Mamá

Tengo seis años y acabo de golpear mi cabeza contra una silla por no hacerte caso. Por jugar a la pelota en la sala grande.“No juegues con la pelota adentro de la casa, Matías”. ¿Cuántas veces me lo repetiste? Empiezo a llorar fuerte porque me toco la cara y veo sangre. Vos venís corriendo y me cubrís la cabeza con una toalla. Me llevás hasta lo de Carlitos. El padre de un amigo que es médico. Yo sigo llorando porque me duele pero también porque vos me retás. Aunque no es el mismo reto de siempre. Ese que suelo escuchar cuando hago una macana o me olvido de hacer la tarea. Esta vez me retás asustada. Porque sangro mucho y porque el corte fue muy cerca del ojo. Y eso vas repitiendo nerviosa durante todo el trayecto hasta lo de Carlitos. ¡Casi en el ojo, Matías! ¡Casi en el ojo!
Carlitos cose la herida. Ya no sangra. Ya no duele. Vos te calmás. Pasa el susto. Nunca más voy a jugar a la pelota en la sala grande. Te lo prometo. Pero no lo cumplo. Y a vos también se te olvida la promesa. Y pasan los años. Y yo sigo jugando, feliz. Y vos siempre cerca. Cuidándome. Queriéndome.
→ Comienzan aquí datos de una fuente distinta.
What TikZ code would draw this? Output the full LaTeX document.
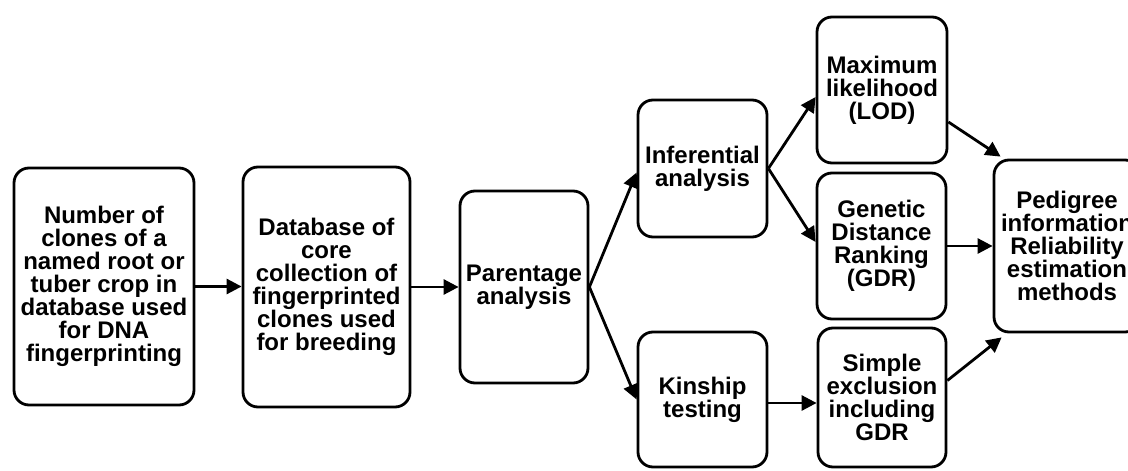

Pero, de repente, y no sé cómo pasó todo tan rápido, tengo cuarenta años y me despierto sobresaltado a las tres de la mañana. Voy corriendo a tu habitación y ahora soy yo quien te reta. No te reto solo porque te estas arrancando la vía que conecta al suero y no voy a saber colocártela de nuevo. Te reto porque me asusto. Te reto para descargarme. Te reto porque me da impotencia saber que esta vez no voy a poder ayudarte. Que no habrá ningún padre de un amigo que pueda coserte la herida.
Son tus últimas horas, tus últimos días. Me doy cuenta de eso antes de que lo confirme el médico en el sanatorio. Pero no me sirve de nada tener esa certeza. Porque sé que no me va a calmar ningún tipo de despedida. Entonces me pongo a leer y escuchar los mensajes que nos mandábamos. Voy para atrás en el tiempo y vuelvo hasta los últimos mensajes. Lo hago porque sí. Porque no sé qué hacer. Porque no sé dónde poner esta angustia que siento. Porque no hay tutorial para un momento así. Porque me parece más humano escuchar tu voz y recordar momentos que eso que hicimos hasta hace un rato —velorio, iglesia, cementerio—, que de ninguna manera representa una despedida. Tan solo es ritual vacío. Teatro malo. Sobreactuación. Por eso prefiero seguir escuchando tus preguntas. Tus “¿dónde andas, Mati?”. Mis “te paso a buscar para ir al bar”.
Y mientras sigo revisando nuestros mensajes, así, en estado de zombie, llego a los mensajes de tu anterior internación. Cuando todavía había esperanzas. Y escucho tu voz entrecortada, casi pidiéndome perdón. Te angustia que tengamos que cuidarte. Y se me hace un nudo en el estómago. Porque escucho mi respuesta a tu mensaje y siento que podría haberte dicho algo mejor. Algo más alentador.
Pero después escucho el siguiente audio que me mandaste y escucho tu risa antes de decir “Tengo el título para tu nueva obra de teatro: Cuando tu mamá se convierte en tu hija”. Y te reís. Te reís con más ganas por tu ocurrencia. Te reís con esta risa de relincho que te sale cuando te reís de verdad. Te reís aunque te duela todo por dentro. Te reís porque comprendés que todo en esta vida es un disparate. Y yo también me río. Me río en el mensaje que responde al tuyo de aquel momento. Y me río ahora que lo escucho otra vez. Me río porque me hace bien escuchar tu risa. Me río porque al final la vida no es mucho más que eso. Una risa. Un vínculo. Extrañarse. Volverse a encontrar.
Creo que en aquel momento los dos nos reímos porque entendimos que aunque casi nada en la vida tiene demasiado sentido, siempre nos queda el consuelo de reírnos y acompañarnos hasta el final.